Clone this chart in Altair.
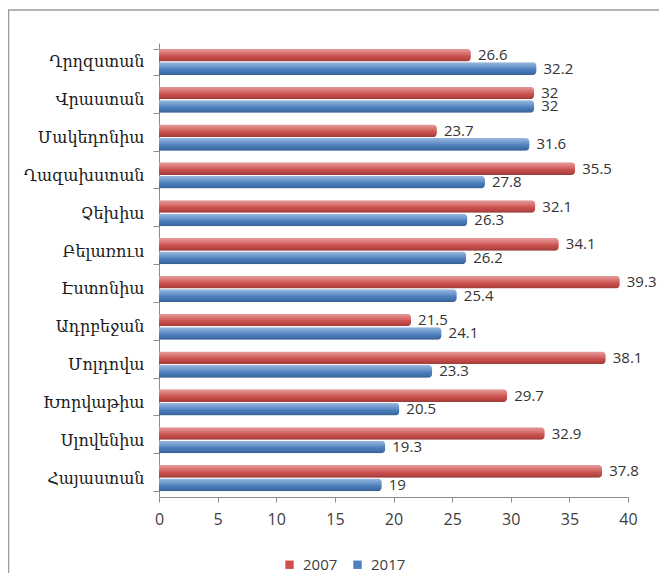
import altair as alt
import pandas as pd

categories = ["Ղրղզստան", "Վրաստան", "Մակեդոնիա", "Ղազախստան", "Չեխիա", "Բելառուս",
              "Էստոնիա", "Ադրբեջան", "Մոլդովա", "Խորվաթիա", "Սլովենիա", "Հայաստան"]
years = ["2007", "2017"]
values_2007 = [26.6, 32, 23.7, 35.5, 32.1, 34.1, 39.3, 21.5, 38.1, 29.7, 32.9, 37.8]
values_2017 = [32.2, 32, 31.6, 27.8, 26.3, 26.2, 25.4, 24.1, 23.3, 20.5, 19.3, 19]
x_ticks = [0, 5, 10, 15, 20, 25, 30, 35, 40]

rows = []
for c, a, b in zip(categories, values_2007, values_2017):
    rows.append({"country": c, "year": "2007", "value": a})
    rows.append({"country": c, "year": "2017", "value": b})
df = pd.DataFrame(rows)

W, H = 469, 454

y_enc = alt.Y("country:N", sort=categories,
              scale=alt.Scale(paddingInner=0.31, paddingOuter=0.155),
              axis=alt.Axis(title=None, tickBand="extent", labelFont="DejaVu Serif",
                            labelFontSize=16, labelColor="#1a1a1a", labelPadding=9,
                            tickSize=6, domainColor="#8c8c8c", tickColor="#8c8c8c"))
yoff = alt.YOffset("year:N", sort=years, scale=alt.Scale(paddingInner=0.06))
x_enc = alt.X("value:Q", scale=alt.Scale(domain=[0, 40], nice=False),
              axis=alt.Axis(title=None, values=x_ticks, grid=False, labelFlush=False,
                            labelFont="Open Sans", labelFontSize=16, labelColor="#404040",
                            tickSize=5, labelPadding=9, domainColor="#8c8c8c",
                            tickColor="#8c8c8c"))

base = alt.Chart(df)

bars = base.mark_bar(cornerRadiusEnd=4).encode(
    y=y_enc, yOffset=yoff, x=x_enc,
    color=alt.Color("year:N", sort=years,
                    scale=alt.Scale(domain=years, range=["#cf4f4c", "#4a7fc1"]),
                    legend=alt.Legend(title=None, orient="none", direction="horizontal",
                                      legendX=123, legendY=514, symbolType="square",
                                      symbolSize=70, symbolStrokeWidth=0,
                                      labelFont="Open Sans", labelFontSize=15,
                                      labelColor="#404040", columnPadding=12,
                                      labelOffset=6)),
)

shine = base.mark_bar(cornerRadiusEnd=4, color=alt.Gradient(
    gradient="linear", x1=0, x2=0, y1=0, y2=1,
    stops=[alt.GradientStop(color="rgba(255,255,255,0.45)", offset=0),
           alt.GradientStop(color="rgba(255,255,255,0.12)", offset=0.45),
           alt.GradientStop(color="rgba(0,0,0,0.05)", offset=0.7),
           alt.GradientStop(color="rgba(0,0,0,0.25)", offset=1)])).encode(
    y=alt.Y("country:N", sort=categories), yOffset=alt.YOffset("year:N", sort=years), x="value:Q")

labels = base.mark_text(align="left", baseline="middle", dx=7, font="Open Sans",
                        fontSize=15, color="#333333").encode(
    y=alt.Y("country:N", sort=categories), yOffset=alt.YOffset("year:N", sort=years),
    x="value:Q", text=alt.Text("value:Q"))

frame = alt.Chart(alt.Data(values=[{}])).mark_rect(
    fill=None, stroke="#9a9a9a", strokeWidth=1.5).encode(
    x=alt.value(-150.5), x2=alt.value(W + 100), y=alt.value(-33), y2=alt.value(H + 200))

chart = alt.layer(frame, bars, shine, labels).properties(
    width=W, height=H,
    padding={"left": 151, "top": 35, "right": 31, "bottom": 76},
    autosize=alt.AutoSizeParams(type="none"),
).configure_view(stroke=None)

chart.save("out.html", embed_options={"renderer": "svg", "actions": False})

• • •

Reproduce the listing exactly. Leave its pictures out.

■ **Output of the exercise**
Clone this chart in Altair.
import altair as alt
import pandas as pd

categories = ["Ղրղզստան", "Վրաստան", "Մակեդոնիա", "Ղազախստան", "Չեխիա", "Բելառուս",
              "Էստոնիա", "Ադրբեջան", "Մոլդովա", "Խորվաթիա", "Սլովենիա", "Հայաստան"]
years = ["2007", "2017"]
values_2007 = [26.6, 32, 23.7, 35.5, 32.1, 34.1, 39.3, 21.5, 38.1, 29.7, 32.9, 37.8]
values_2017 = [32.2, 32, 31.6, 27.8, 26.3, 26.2, 25.4, 24.1, 23.3, 20.5, 19.3, 19]
x_ticks = [0, 5, 10, 15, 20, 25, 30, 35, 40]

rows = []
for c, a, b in zip(categories, values_2007, values_2017):
    rows.append({"country": c, "year": "2007", "value": a})
    rows.append({"country": c, "year": "2017", "value": b})
df = pd.DataFrame(rows)

W, H = 469, 454

y_enc = alt.Y("country:N", sort=categories,
              scale=alt.Scale(paddingInner=0.31, paddingOuter=0.155),
              axis=alt.Axis(title=None, tickBand="extent", labelFont="DejaVu Serif",
                            labelFontSize=16, labelColor="#1a1a1a", labelPadding=9,
                            tickSize=6, domainColor="#8c8c8c", tickColor="#8c8c8c"))
yoff = alt.YOffset("year:N", sort=years, scale=alt.Scale(paddingInner=0.06))
x_enc = alt.X("value:Q", scale=alt.Scale(domain=[0, 40], nice=False),
              axis=alt.Axis(title=None, values=x_ticks, grid=False, labelFlush=False,
                            labelFont="Open Sans", labelFontSize=16, labelColor="#404040",
                            tickSize=5, labelPadding=9, domainColor="#8c8c8c",
                            tickColor="#8c8c8c"))

base = alt.Chart(df)

bars = base.mark_bar(cornerRadiusEnd=4).encode(
    y=y_enc, yOffset=yoff, x=x_enc,
    color=alt.Color("year:N", sort=years,
                    scale=alt.Scale(domain=years, range=["#cf4f4c", "#4a7fc1"]),
                    legend=alt.Legend(title=None, orient="none", direction="horizontal",
                                      legendX=123, legendY=514, symbolType="square",
                                      symbolSize=70, symbolStrokeWidth=0,
                                      labelFont="Open Sans", labelFontSize=15,
                                      labelColor="#404040", columnPadding=12,
                                      labelOffset=6)),
)

shine = base.mark_bar(cornerRadiusEnd=4, color=alt.Gradient(
    gradient="linear", x1=0, x2=0, y1=0, y2=1,
    stops=[alt.GradientStop(color="rgba(255,255,255,0.45)", offset=0),
           alt.GradientStop(color="rgba(255,255,255,0.12)", offset=0.45),
           alt.GradientStop(color="rgba(0,0,0,0.05)", offset=0.7),
           alt.GradientStop(color="rgba(0,0,0,0.25)", offset=1)])).encode(
    y=alt.Y("country:N", sort=categories), yOffset=alt.YOffset("year:N", sort=years), x="value:Q")

labels = base.mark_text(align="left", baseline="middle", dx=7, font="Open Sans",
                        fontSize=15, color="#333333").encode(
    y=alt.Y("country:N", sort=categories), yOffset=alt.YOffset("year:N", sort=years),
    x="value:Q", text=alt.Text("value:Q"))

frame = alt.Chart(alt.Data(values=[{}])).mark_rect(
    fill=None, stroke="#9a9a9a", strokeWidth=1.5).encode(
    x=alt.value(-150.5), x2=alt.value(W + 100), y=alt.value(-33), y2=alt.value(H + 200))

chart = alt.layer(frame, bars, shine, labels).properties(
    width=W, height=H,
    padding={"left": 151, "top": 35, "right": 31, "bottom": 76},
    autosize=alt.AutoSizeParams(type="none"),
).configure_view(stroke=None)

chart.save("out.html", embed_options={"renderer": "svg", "actions": False})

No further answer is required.